A entidade lembra que "ainda que a Samarco seja responsável por reparar o dano causado, o governo federal continua sendo o principal responsável por respeitas os direitos humanos das comunidades afetadas".
Em março deste ano, a Samarco e as autoridades brasileiras chegaram a um acordo sobre as compensações. Mas a ONU alerta para a importância de se realizar uma "avaliação completa do nível de danos" e que seja garantida uma "compensação adequada para cada pessoa afetada, com base em uma consulta completa com cada um afetado". O grupo de trabalho ainda fez questão de apontar que "nenhum acordo financeiro pode trazer de volta aqueles que perderam suas vidas ou compensar completamente pelo sofrimento gerado".
A entidade ainda cobrou o Brasil no que se refere ao controle de barragens e se disse "preocupada". "O grupo de trabalho está preocupado que, com o grande número de barragens e locais de mineração em Minas Gerais e no Brasil, exista uma capacidade limitada do Estados e do governo federal para conduzir inspeções de segurança para garantir que essa tragédia jamais volte a ocorrer", apontou.

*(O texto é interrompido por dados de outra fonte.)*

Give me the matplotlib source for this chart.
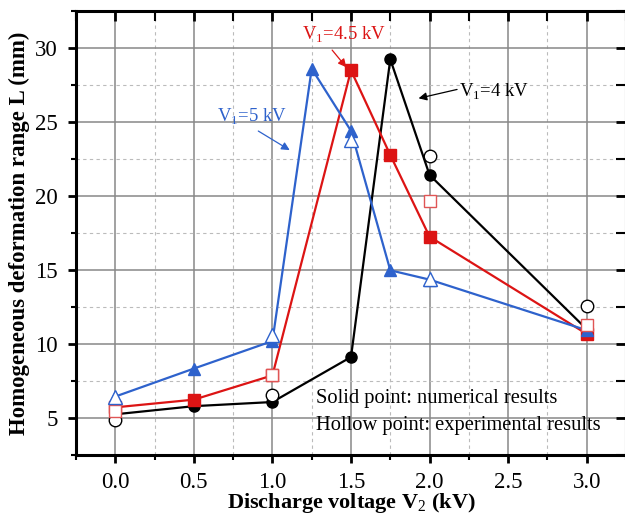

Segundo a ONU, encontros com os executivos da Samarco, Vale e BHP Billiton foram realizados. Mas apontou que "comunidades afetadas estão preocupadas sobre o apoio recebido para reconstruir suas vidas e preocupadas sobre os riscos para a saúde do rio contaminado".
"As pessoas não confiam na informação dada pela Samarco, incluindo as garantias sobre material tóxico e que a água é segura", disse. "Eles estão também preocupados de que outras barragens podem colapsar. O Grupo de Trabalho nota que levou quase duas semanas para que a Samarco anunciasse que outras duas estruturas não eram seguras e que houve um fracasso do plano de contingência da empresa, já que as pessoas não foram alertadas sobre o desastre, apesar das dez horas de intervalo entre a ruptura e o incidente em Barra Longa. Avisos teriam permitido que as pessoas salvassem seus pertences e vidas ", constatou a ONU.
A entidade pede que a Samarco seja transparente e que informações sejam repassadas à população. Segundo a ONU, a empresa precisa " criar um ambiente em que as pessoas, inclusive funcionários, possam expressar suas preocupações sem o temor de uma represália ".
A Secretaria de Estado de Meio Ambiente de Minas afirmou ter "tomado todas as medidas cabíveis". Conforme a Samarco, após a "visita, em dezembro de 2015, novas ações foram e continuam sendo implementadas, visando a reparar os danos causados pelo acidente".
Posicionamento. A Samarco informou que "após a visita dos representantes da ONU à Mariana, em dezembro de 2015, novas ações foram e continuam sendo implementadas visando reparar os danos causados pelo acidente". A empresa disse ter realizado mais de 300 reuniões com moradores das regiões afetadas para "sanar dúvidas e fornecer informações atualizadas".
"Vale ressaltar que o Acordo assinado pela empresa com os governos federal, de Minas e do Espírito Santo em março, e que foi homologado pela Justiça em maio, coloca como premissas básicas a transparência, a participação e diálogo constante com a comunidade. Cabe destacar ainda que, dos 41 programas previstos no Acordo, 93% já estão em andamento, com ações socioeconômicas e socioambientais", declarou a Samarco.